Sensory engagement means that someone interacts with something by using his physical senses. Haptic is an input or output device that senses the body's movements by means of physical contact with the user.

Gesture and the screen
- Jessica Healfand: The digital world we live in is an immaterial world
- Paola Antonelli, "Digital by design": Designers learned to wear technology and not letting technology wear them. That means that designers have to use new tools offer by digital media instead of letting that media control them.

Gesture and interface
- Creation of a natural user interface (more natural forms of interaction such as touch, speech, gestures, handwriting, vision and movement -> relationship between our bodies and the new media)
- Donald Norman, „Natural user interfaces are not natural“: Gestural systems need to follow the basic rules of interaction design

Reactive environments
- Joachim Sauter: Artworks have left the screen, to manifest the virtual sphere in palpable spatial experiences (Example for an experiment that allows people to interact with digital media: Rain Room, Barbican Centre, London)
- Lev Manovich, „The language of new media“: The spectator is no longer chained, immobilized, anesthetized by the apparatus that serves her ready-made images; now she has to work, to speak, in order to see
- Kenya Hara, „Designing design“: Quality of information offered when senses have been mobilized, having the image permeate the 5 senses

Active objects
- Paolo Antonelli: „I communicate, therefore I am“ (Objects are now also expected to have personalities)
- Human Computer Balance: critiquing the impact of machine and human integration -> memories and knowledge are gone from the human brain because machines now have that functions
In this workshop we learned to work with Arduino (https://www.arduino.cc).

Arduino is an open-source electronics platform based on easy-to-use hardware and software. It's intended for anyone making interactive projects. We installed Arduino,and watched some interesting videos about things that you can create with Arduino.
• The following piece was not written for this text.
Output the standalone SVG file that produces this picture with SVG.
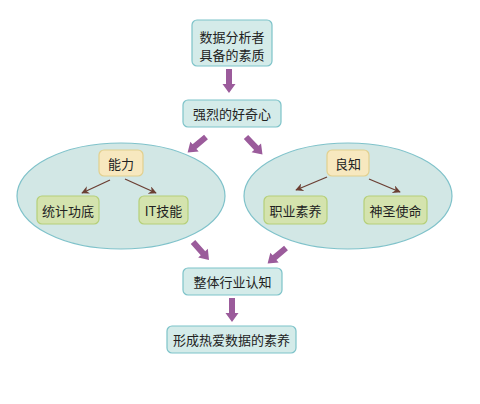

After that we got some Arduino UNO boards and USB-cables and connected them to our computers. Before we started the first exercise Emily explained some important things about the board and its functions.

I was in a group with the students Anni, Melly and Leopold. The first exercise was to make the LED light blink. In order to reach that aim, we typed a code in the program and put the LED into the right digital pin as constructed. The light started to blink in a special rhythm.
The second exercise was to control the brightness of the light by touching one of the contacts. We run a new code, connected some wires and restrictors and put the LDR into the right digital pin. The LED light started blinking and changed the brightness by touching the contact.
For the third exercise we got a potentiometer and a servo motor. In order to make the blades of the servo motor rotate we typed a completely new and more complicated code with more commands in it. In the end it started rotating!

I have never worked with something like Arduino before, so it was very interesting to see that you can build an interactive system by yourself and that you don't even need many tools for it. A huge inspiration!